*STATED TASK*. Carry none of the pictures over; write out the complete data exactly.
══════════
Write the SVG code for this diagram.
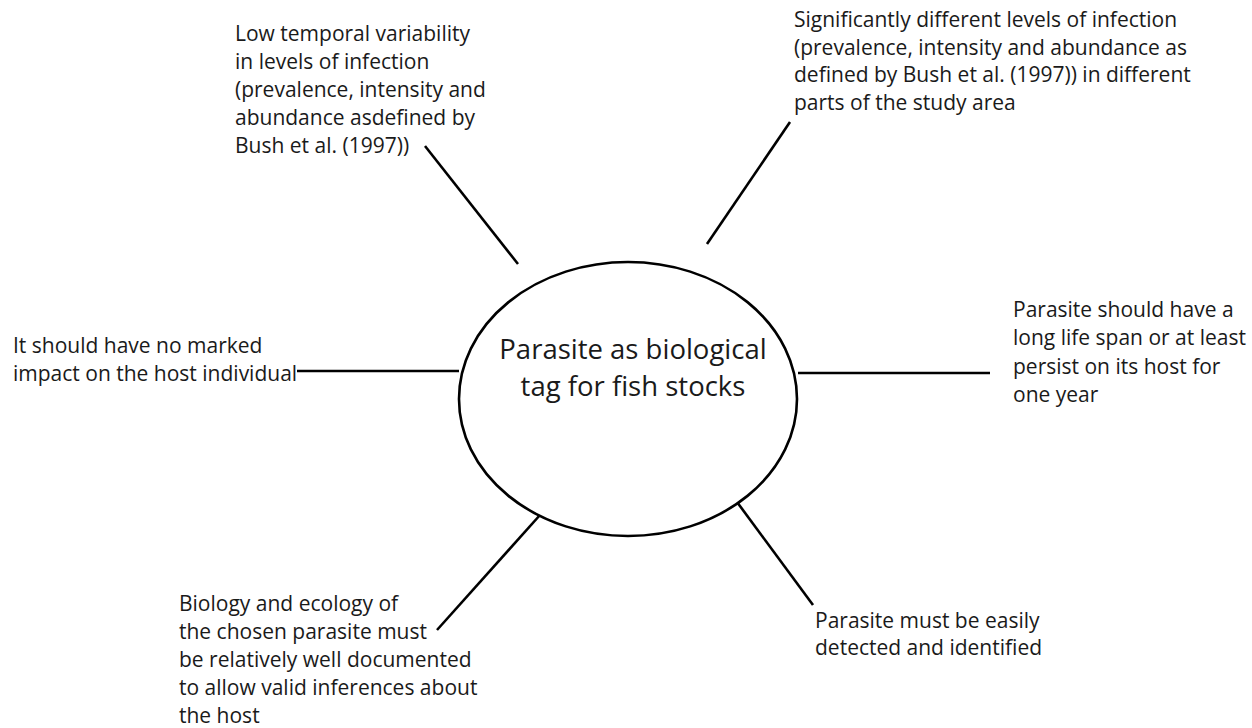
<svg xmlns="http://www.w3.org/2000/svg" width="1252" height="728" viewBox="0 0 1252 728">
<style>
text{font-family:"Open Sans","Noto Sans","DejaVu Sans",sans-serif;font-size:21px;fill:#1a1a1a}
.c{font-size:27.5px;text-anchor:middle}
.ln{stroke:#000;stroke-width:2.6;fill:none}
</style>
<rect width="1252" height="728" fill="#fff"/>
<g id="connectors">
<line class="ln" x1="425" y1="146" x2="518" y2="264"/>
<line class="ln" x1="790" y1="122" x2="707" y2="244"/>
<line class="ln" x1="297" y1="371" x2="459" y2="371"/>
<line class="ln" x1="798" y1="373" x2="990" y2="373"/>
<line class="ln" x1="437" y1="630" x2="540" y2="515"/>
<line class="ln" x1="737" y1="502" x2="813" y2="605"/>
</g>
<g id="center">
<ellipse cx="628" cy="399" rx="169" ry="137" fill="#fff" stroke="#000" stroke-width="2.6"/>
<text class="c" x="633" y="359">Parasite as biological</text>
<text class="c" x="633" y="396">tag for fish stocks</text>
</g>
<g id="n-top-left">
<text x="235" y="41">Low temporal variability</text>
<text x="235" y="69">in levels of infection</text>
<text x="235" y="97">(prevalence, intensity and</text>
<text x="235" y="125">abundance asdefined by</text>
<text x="235" y="153">Bush et al. (1997))</text>
</g>
<g id="n-top-right">
<text x="794" y="27">Significantly different levels of infection</text>
<text x="794" y="55">(prevalence, intensity and abundance as</text>
<text x="794" y="82">defined by Bush et al. (1997)) in different</text>
<text x="794" y="110">parts of the study area</text>
</g>
<g id="n-left">
<text x="13" y="353">It should have no marked</text>
<text x="13" y="381">impact on the host individual</text>
</g>
<g id="n-right">
<text x="1013" y="317">Parasite should have a</text>
<text x="1013" y="345">long life span or at least</text>
<text x="1013" y="374">persist on its host for</text>
<text x="1013" y="402">one year</text>
</g>
<g id="n-bottom-left">
<text x="179" y="611">Biology and ecology of</text>
<text x="179" y="639">the chosen parasite must</text>
<text x="179" y="667">be relatively well documented</text>
<text x="179" y="695">to allow valid inferences about</text>
<text x="179" y="723">the host</text>
</g>
<g id="n-bottom-right">
<text x="815" y="628">Parasite must be easily</text>
<text x="815" y="655">detected and identified</text>
</g>
</svg>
══════════
*RESPONSE TO THE EXERCISE*.
Write the SVG code for this diagram.
<svg xmlns="http://www.w3.org/2000/svg" width="1252" height="728" viewBox="0 0 1252 728">
<style>
text{font-family:"Open Sans","Noto Sans","DejaVu Sans",sans-serif;font-size:21px;fill:#1a1a1a}
.c{font-size:27.5px;text-anchor:middle}
.ln{stroke:#000;stroke-width:2.6;fill:none}
</style>
<rect width="1252" height="728" fill="#fff"/>
<g id="connectors">
<line class="ln" x1="425" y1="146" x2="518" y2="264"/>
<line class="ln" x1="790" y1="122" x2="707" y2="244"/>
<line class="ln" x1="297" y1="371" x2="459" y2="371"/>
<line class="ln" x1="798" y1="373" x2="990" y2="373"/>
<line class="ln" x1="437" y1="630" x2="540" y2="515"/>
<line class="ln" x1="737" y1="502" x2="813" y2="605"/>
</g>
<g id="center">
<ellipse cx="628" cy="399" rx="169" ry="137" fill="#fff" stroke="#000" stroke-width="2.6"/>
<text class="c" x="633" y="359">Parasite as biological</text>
<text class="c" x="633" y="396">tag for fish stocks</text>
</g>
<g id="n-top-left">
<text x="235" y="41">Low temporal variability</text>
<text x="235" y="69">in levels of infection</text>
<text x="235" y="97">(prevalence, intensity and</text>
<text x="235" y="125">abundance asdefined by</text>
<text x="235" y="153">Bush et al. (1997))</text>
</g>
<g id="n-top-right">
<text x="794" y="27">Significantly different levels of infection</text>
<text x="794" y="55">(prevalence, intensity and abundance as</text>
<text x="794" y="82">defined by Bush et al. (1997)) in different</text>
<text x="794" y="110">parts of the study area</text>
</g>
<g id="n-left">
<text x="13" y="353">It should have no marked</text>
<text x="13" y="381">impact on the host individual</text>
</g>
<g id="n-right">
<text x="1013" y="317">Parasite should have a</text>
<text x="1013" y="345">long life span or at least</text>
<text x="1013" y="374">persist on its host for</text>
<text x="1013" y="402">one year</text>
</g>
<g id="n-bottom-left">
<text x="179" y="611">Biology and ecology of</text>
<text x="179" y="639">the chosen parasite must</text>
<text x="179" y="667">be relatively well documented</text>
<text x="179" y="695">to allow valid inferences about</text>
<text x="179" y="723">the host</text>
</g>
<g id="n-bottom-right">
<text x="815" y="628">Parasite must be easily</text>
<text x="815" y="655">detected and identified</text>
</g>
</svg>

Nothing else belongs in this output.